FCW Insider: The problem with publishing contractor performance data

Michael Lent, editor of Government Services Insider, questions the value of publishing contractor performance data publically available, given its dubious quality.

Why go through the trouble of publishing data if the data itself is no good?

That is how Michael Lent, editor of Government Services Insider, responds to the idea of making contractor performance data publically available.

This thread began several days ago when a reader suggested the idea in a comment on a story about Obama receiving high marks on transparency from OMB Watch, a watchdog group. Lent chimed in after reading yesterday’s blog post:

Here is what Lent has to say:

With so many contractors and their federal customers claiming to be “partners,” should we expect fair, accurate and consistent contractor performance evaluations? Conceptually, sure it makes sense to reveal the reports to citizen-taxpayers. But unfortunately, the contractor performance eval systems one hears about don’t cover all contracts, or are inconsistent across contracts and agencies, or are conflicted by government involvement.

How many reportedly troubled contract performances — such as Boeing in SBInet Project 28 at DHS — are inextricably bound with reportedly troubled government program management?
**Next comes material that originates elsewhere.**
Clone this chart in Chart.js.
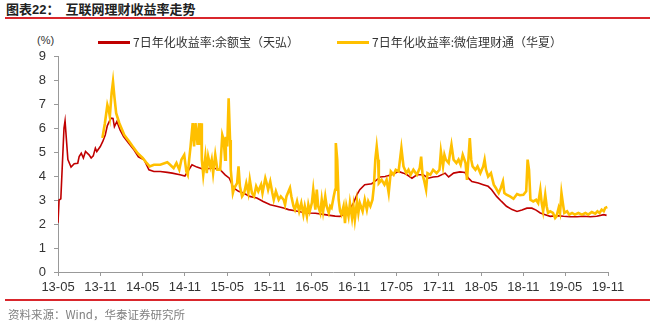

Contractors and their clients tend to lock arms to jointly fend off congressional [oversight], auditors and even the extremely rare media item based on original reporting. Secretary Chertoff defended Project 28, although his department said it could not use the project's results. Even GAO and agency auditors, paid to be inquiring and skeptical, tend to omit in published reports the names of contractors involved with programs in trouble, as long as the contractors have not been formally penalized for any subpar performances.

In other words, audits don’t discriminate, say, between fair, good or excellent contractor performances. What makes us think that contract evaluations — by government employees involved with oversight and claiming to be 'partners' with contractors — would be meaningful and suitable for public disclosure? The long recognized, documented-relaxed and inconsistent granting of award fees suggests the extent of the challenge. And if the use of public dollars fuels the drive to reveal contractor performance evals, it won’t be long before citizen-taxpayers demand that government employees’ individual performance evals be published. Or, will it?